Records excerpted from a collection:
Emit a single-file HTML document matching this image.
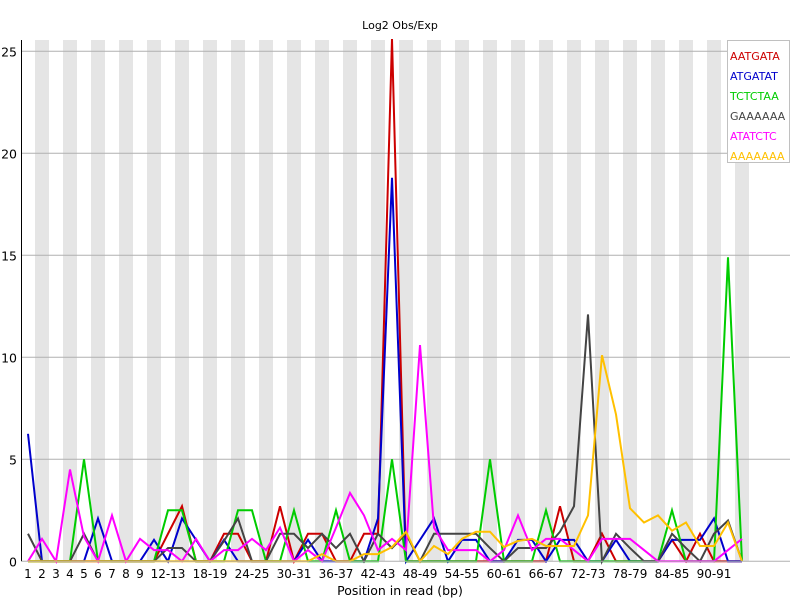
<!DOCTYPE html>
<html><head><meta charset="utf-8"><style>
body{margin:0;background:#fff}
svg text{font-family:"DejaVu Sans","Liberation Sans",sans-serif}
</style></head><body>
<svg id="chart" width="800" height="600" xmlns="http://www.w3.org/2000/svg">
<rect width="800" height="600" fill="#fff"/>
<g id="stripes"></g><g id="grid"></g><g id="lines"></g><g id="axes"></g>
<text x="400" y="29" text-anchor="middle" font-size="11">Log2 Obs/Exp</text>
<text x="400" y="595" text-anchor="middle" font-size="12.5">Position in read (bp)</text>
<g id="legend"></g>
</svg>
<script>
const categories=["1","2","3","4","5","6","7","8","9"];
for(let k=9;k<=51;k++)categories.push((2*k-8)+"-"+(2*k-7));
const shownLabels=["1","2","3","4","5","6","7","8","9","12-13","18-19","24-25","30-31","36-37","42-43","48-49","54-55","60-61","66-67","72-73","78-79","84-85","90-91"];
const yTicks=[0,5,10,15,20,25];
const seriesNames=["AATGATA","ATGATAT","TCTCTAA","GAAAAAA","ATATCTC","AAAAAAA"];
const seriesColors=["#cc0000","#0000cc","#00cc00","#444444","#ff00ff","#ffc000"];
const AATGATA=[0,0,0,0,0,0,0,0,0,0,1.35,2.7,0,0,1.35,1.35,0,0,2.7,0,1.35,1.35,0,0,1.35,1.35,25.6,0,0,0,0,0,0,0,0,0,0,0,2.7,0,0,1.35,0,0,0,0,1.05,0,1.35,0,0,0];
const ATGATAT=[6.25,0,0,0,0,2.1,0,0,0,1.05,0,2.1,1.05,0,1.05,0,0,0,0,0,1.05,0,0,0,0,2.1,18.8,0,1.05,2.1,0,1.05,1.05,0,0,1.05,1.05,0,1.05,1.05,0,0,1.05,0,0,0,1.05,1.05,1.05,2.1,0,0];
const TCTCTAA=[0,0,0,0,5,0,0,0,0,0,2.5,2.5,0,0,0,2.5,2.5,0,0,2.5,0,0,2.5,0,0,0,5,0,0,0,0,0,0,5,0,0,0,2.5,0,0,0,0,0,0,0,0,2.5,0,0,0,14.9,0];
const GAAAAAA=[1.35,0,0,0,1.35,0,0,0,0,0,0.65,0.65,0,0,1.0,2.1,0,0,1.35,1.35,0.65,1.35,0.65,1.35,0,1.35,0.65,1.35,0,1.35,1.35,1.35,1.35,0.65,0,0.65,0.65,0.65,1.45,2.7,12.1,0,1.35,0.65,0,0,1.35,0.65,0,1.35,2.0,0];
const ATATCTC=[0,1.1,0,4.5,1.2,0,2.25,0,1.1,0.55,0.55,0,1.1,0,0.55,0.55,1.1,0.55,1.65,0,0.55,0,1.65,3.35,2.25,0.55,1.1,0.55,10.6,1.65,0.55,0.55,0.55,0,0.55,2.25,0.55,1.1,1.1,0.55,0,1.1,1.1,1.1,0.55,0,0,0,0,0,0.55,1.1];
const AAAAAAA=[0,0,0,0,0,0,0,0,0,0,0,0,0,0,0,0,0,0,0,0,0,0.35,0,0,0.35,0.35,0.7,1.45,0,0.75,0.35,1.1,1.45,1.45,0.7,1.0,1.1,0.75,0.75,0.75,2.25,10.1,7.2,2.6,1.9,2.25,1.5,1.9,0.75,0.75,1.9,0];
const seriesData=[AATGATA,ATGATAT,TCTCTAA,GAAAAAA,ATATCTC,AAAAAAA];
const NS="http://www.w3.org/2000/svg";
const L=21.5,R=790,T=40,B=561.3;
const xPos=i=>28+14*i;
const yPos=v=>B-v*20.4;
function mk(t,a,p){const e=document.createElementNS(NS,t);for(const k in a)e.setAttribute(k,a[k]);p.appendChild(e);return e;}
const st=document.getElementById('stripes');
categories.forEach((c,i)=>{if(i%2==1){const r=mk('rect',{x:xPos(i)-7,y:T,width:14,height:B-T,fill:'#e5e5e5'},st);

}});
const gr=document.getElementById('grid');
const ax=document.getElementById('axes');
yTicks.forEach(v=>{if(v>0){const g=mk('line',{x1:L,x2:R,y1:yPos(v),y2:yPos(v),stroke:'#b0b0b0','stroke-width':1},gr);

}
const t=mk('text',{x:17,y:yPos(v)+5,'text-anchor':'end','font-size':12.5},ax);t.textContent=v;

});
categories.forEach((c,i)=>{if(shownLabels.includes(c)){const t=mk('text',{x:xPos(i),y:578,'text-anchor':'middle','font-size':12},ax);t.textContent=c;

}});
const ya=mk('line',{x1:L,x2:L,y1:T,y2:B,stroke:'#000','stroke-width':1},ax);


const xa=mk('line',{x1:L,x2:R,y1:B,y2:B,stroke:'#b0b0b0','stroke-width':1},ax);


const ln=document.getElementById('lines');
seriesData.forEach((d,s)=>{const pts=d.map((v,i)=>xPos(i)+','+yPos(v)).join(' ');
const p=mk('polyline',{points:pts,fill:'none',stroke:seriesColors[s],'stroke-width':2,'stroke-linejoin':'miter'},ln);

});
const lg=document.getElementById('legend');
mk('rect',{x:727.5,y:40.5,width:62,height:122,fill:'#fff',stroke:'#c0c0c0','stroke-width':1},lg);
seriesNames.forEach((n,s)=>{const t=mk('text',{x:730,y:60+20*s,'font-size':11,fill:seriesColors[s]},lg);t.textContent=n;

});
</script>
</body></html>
==
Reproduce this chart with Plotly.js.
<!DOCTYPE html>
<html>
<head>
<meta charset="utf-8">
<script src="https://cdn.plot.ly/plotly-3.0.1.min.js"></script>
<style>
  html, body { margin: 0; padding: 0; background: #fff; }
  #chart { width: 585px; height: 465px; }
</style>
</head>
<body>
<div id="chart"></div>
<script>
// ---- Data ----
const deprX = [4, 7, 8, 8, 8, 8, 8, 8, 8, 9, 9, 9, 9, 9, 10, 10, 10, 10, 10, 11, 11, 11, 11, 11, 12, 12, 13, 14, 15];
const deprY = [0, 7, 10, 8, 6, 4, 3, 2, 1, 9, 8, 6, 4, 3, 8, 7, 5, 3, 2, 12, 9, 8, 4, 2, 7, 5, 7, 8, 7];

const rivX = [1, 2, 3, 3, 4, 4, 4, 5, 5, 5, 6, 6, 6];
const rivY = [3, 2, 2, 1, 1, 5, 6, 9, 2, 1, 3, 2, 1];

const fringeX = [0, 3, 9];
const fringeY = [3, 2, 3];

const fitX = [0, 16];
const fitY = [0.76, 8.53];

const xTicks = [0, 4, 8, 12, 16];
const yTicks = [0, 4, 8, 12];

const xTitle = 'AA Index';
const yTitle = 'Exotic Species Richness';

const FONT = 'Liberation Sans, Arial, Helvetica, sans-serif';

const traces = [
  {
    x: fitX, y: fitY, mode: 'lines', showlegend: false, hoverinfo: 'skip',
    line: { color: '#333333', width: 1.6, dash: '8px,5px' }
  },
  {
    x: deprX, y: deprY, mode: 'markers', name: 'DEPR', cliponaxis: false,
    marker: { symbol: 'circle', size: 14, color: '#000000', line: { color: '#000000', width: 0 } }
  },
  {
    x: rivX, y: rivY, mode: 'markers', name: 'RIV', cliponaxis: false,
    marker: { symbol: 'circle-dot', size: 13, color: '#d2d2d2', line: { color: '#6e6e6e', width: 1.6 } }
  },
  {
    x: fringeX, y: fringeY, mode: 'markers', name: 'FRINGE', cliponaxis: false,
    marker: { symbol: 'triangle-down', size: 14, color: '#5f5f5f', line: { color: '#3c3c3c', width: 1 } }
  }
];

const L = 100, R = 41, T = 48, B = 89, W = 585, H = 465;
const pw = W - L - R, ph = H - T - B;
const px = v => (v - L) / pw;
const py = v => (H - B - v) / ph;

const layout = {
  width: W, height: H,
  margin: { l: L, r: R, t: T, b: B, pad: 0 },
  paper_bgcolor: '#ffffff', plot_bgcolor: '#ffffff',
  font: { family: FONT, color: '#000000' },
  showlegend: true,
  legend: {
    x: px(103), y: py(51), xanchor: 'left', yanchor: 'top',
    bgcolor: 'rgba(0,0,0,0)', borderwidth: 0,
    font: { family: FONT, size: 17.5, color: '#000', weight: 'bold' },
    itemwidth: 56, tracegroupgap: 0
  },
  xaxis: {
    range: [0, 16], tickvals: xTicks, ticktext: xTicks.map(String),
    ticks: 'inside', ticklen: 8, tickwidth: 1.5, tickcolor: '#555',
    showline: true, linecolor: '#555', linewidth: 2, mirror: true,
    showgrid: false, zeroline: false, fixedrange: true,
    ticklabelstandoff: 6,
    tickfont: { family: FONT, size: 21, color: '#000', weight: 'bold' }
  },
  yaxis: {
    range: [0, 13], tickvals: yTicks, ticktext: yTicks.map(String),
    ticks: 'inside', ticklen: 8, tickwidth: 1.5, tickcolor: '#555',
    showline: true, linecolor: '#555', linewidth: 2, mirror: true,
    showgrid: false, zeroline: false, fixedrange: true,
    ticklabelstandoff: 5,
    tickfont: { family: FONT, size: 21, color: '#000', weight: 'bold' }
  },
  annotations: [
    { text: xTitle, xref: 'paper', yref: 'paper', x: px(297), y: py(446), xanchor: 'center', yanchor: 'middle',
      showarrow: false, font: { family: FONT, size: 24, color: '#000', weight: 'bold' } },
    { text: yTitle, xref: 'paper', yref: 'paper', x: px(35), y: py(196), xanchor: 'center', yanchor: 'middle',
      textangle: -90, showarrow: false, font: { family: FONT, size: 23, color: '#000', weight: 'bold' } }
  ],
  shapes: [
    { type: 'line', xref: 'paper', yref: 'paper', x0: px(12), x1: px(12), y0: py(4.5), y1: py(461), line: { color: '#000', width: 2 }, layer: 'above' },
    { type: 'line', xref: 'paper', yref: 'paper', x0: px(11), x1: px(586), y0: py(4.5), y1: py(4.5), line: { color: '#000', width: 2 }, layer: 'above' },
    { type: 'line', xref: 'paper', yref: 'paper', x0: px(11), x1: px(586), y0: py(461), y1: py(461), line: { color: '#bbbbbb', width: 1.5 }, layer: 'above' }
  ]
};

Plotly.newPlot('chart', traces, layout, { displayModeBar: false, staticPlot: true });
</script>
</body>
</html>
---
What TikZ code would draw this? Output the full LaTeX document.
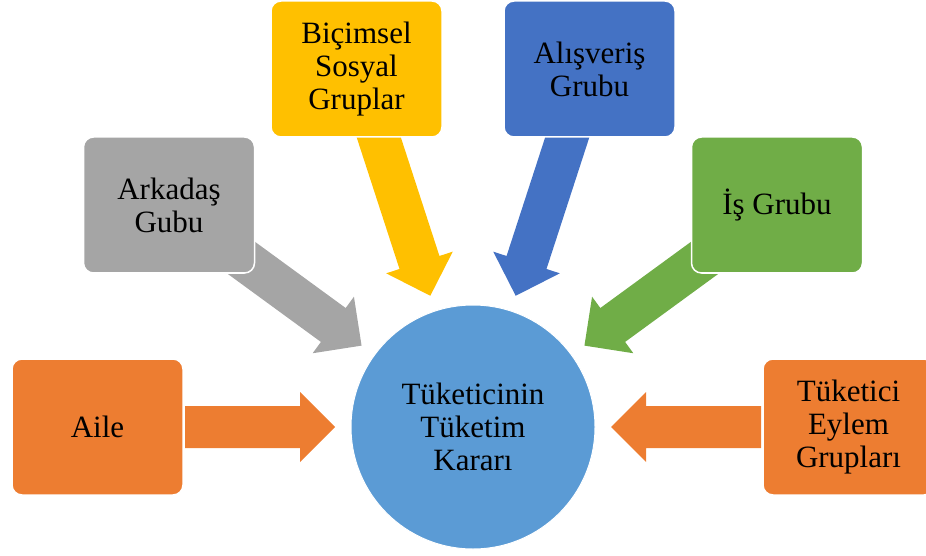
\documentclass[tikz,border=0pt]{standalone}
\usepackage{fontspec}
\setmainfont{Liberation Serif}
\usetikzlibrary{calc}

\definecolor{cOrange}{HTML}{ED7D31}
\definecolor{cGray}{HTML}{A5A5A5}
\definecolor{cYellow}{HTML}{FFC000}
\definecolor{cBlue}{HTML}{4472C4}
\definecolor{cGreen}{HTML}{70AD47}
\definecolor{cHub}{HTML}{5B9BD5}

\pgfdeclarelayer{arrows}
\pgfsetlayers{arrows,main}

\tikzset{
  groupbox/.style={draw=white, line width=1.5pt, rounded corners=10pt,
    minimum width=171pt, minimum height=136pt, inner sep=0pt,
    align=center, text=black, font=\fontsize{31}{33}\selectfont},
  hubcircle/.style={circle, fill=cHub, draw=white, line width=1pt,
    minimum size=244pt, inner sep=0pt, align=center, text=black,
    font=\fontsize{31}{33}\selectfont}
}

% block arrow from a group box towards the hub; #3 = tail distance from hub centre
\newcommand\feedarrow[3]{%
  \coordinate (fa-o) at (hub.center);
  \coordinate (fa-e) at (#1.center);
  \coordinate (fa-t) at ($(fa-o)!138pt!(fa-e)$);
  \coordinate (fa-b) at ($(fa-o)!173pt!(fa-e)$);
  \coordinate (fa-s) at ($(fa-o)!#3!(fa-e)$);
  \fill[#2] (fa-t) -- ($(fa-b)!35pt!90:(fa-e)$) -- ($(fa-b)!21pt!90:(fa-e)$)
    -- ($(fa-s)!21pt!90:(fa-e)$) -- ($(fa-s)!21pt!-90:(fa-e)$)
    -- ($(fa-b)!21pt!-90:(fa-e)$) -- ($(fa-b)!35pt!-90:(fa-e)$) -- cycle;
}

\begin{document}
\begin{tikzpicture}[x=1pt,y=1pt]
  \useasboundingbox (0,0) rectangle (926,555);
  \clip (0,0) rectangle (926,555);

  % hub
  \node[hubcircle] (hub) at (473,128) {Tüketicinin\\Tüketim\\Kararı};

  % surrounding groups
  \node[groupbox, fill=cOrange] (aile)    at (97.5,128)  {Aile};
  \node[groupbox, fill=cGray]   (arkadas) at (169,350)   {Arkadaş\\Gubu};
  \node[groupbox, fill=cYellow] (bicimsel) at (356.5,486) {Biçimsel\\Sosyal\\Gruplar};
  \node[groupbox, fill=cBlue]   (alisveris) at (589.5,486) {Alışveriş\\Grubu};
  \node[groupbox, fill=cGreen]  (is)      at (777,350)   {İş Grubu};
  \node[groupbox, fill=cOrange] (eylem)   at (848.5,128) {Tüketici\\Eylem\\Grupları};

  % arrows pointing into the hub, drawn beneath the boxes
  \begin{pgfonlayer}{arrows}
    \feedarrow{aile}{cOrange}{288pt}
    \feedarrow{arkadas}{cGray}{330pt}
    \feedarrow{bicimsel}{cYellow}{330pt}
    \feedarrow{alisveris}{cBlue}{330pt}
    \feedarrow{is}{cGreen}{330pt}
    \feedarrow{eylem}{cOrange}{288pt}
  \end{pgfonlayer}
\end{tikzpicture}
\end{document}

= WRITTEN EXERCISE =
Locate and copy each line in the data above that includes the word "this".

= EXERCISE RESPONSE =
Emit a single-file HTML document matching this image.
Reproduce this chart with Plotly.js.
What TikZ code would draw this? Output the full LaTeX document.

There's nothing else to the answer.